Sarepta licenses Lysogene’s Sanfilippo gene therapy in deal worth up to $142M

Lysogene’s gene therapy for Sanfilippo syndrome hit a snag earlier this year, when a manufacturing delay put off its pivotal trial. Now, the company is licensing the program to Sarepta Therapeutics for $15 million upfront, a $2.5 million equity investment and up to $125 million in potential milestone payments. 

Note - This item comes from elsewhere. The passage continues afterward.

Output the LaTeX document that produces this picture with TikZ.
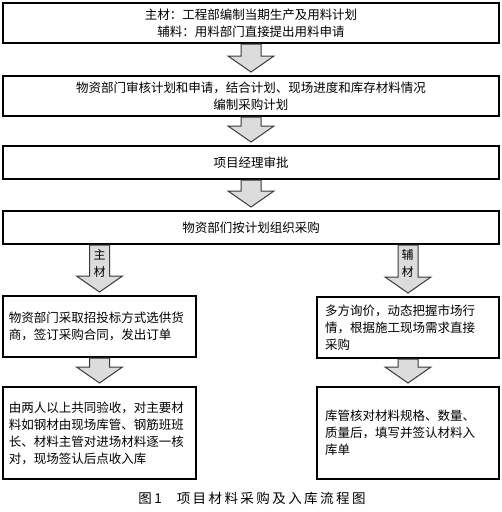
\documentclass[tikz,border=0pt]{standalone}
\usepackage{fontspec}
\setmainfont{Noto Sans CJK SC}
\newfontfamily\capfont[LetterSpace=18]{Noto Sans CJK SC}
\usetikzlibrary{calc}
\definecolor{arrowfill}{HTML}{DCDCDC}
\definecolor{arrowline}{HTML}{3A3A3A}
\tikzset{stepbox/.style={draw=black, fill=white, line width=2pt, inner sep=0pt, font=\fontsize{12.5}{17}\selectfont, align=center}, leftbox/.style={stepbox, align=left, text width=#1}, blockarrow/.style={draw=arrowline, fill=arrowfill, line width=1pt, line join=miter}, shaftlab/.style={font=\fontsize{12}{14}\selectfont, inner sep=0pt}}
\newcommand{\flowarrow}[2]{\draw[blockarrow] let \p1=(#2.north), \p2=(#1.south) in (\x1-10pt,\y2) -- (\x1+10pt,\y2) -- (\x1+10pt,\y1+19pt) -- (\x1+23pt,\y1+19pt) -- (\x1,\y1+3pt) -- (\x1-23pt,\y1+19pt) -- (\x1-10pt,\y1+19pt) -- cycle;}
\begin{document}
\begin{tikzpicture}[x=1pt,y=-1pt]
\useasboundingbox (0,0) rectangle (502,512);
% boxes
\node[stepbox, minimum width=496pt, minimum height=40pt] (plan) at (251,23) {主材：工程部编制当期生产及用料计划\\辅料：用料部门直接提出用料申请};
\node[stepbox, minimum width=496pt, minimum height=40pt] (check) at (251,96) {物资部门审核计划和申请，结合计划、现场进度和库存材料情况\\编制采购计划};
\node[stepbox, minimum width=496pt, minimum height=33pt] (approve) at (251,162.5) {项目经理审批};
\node[stepbox, minimum width=496pt, minimum height=33pt] (buy) at (251,227.5) {物资部们按计划组织采购};
\node[leftbox=181pt, minimum width=193pt, minimum height=61pt] (tender) at (99.5,326.5) {物资部门采取招投标方式选供货\\商，签订采购合同，发出订单};
\node[leftbox=166pt, minimum width=182pt, minimum height=61pt] (inquire) at (408,327.5) {多方询价，动态把握市场行\\情，根据施工现场需求直接\\采购};
\node[leftbox=181pt, minimum width=193pt, minimum height=92pt] (accept) at (99.5,433) {由两人以上共同验收，对主要材\\料如钢材由现场库管、钢筋班班\\长、材料主管对进场材料逐一核\\对，现场签认后点收入库};
\node[leftbox=166pt, minimum width=182pt, minimum height=92pt] (store) at (408,433) {库管核对材料规格、数量、\\质量后，填写并签认材料入\\库单};
% arrows
\flowarrow{plan}{check}
\flowarrow{check}{approve}
\flowarrow{approve}{buy}
\flowarrow{buy}{tender}
\flowarrow{buy}{inquire}
\flowarrow{tender}{accept}
\flowarrow{inquire}{store}
\node[shaftlab] (mainA) at (99.5,255) {主};
\node[shaftlab] (mainB) at (99.5,272) {材};
\node[shaftlab] (auxA) at (407.5,255) {辅};
\node[shaftlab] (auxB) at (407.5,272) {材};
% caption
\node[font=\capfont\fontsize{13.5}{16}\selectfont] (caption) at (252,498) {图1\hspace{1.1em}项目材料采购及入库流程图};
\end{tikzpicture}
\end{document}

Lysogene will bear responsibility for the pivotal trial and hold onto the European rights to the program, LYS-SAF302, while Sarepta will pick up the full commercial rights in the U.S. as well as in other markets outside of Europe. The deal brings Sarepta’s gene therapy portfolio to “as many as 14 programs,” the company said in a statement. It has gene therapy programs in Duchenne muscular dystrophy and Limb-Girdle muscular dystrophy, as well as in Pompe disease and a couple of undisclosed CNS indications. 

In addition to the Sanfilippo treatment, which is slated to start a pivotal phase 2/3 trial by the end of the year, Sarepta will have “certain option rights to an additional CNS-targeted gene therapy candidate.” 

Sanfilippo syndrome, also called Mucopolysaccharidosis type III, is a progressive disorder that affects the brain and spinal cord. It is divided into subtypes IIIA, IIIB, IIIC and IIID based on their genetic cause.

LYS-SAF301 is designed to treat children with Sanfilippo syndrome type A by delivering a copy of the SGSH gene, which codes for an enzyme that is absent in children with the disorder. It has no specific treatment, so care focuses on managing symptoms, which include behavioral problems, joint stiffness, vision problems and hearing loss, among others. 

RELATED: Lysogene delays Sanfilippo gene therapy phase 3 

“We stand together today with the MPS community and Lysogene in service of a common goal of developing what could be a transformative therapy for this cruel disease,” said Sarepta CEO Doug Ingram, in the statement.

“As with our other therapies targeted to serious, life-altering genetic diseases, we share with Lysogene a sense of urgency and a deep commitment to see this program through to fruition. Toward that goal, Sarepta will leverage its expertise in rare disease therapies and gene therapy to bring LYS-SAF302 to the MPS community,”  he added.

RELATED: Sarepta leaps 50% on early data for Duchenne gene therapy 

Sarepta has been building its gene therapy unit for the past couple of years, inking deals in 2017 with Nationwide Children’s Hospital and Genethon around microdystrophin gene therapy programs. And this year, the biotech added another R&D pact, this one with Myonexus Therapeutics.

It forked over $60 million up front to license a clutch of gene therapies for Duchenne and Limb-Girdle muscular dystrophies. A few months later, the company hired Myonexus cofounder and chief scientific officer Louise Rodino-Klapac as vice president of gene therapy.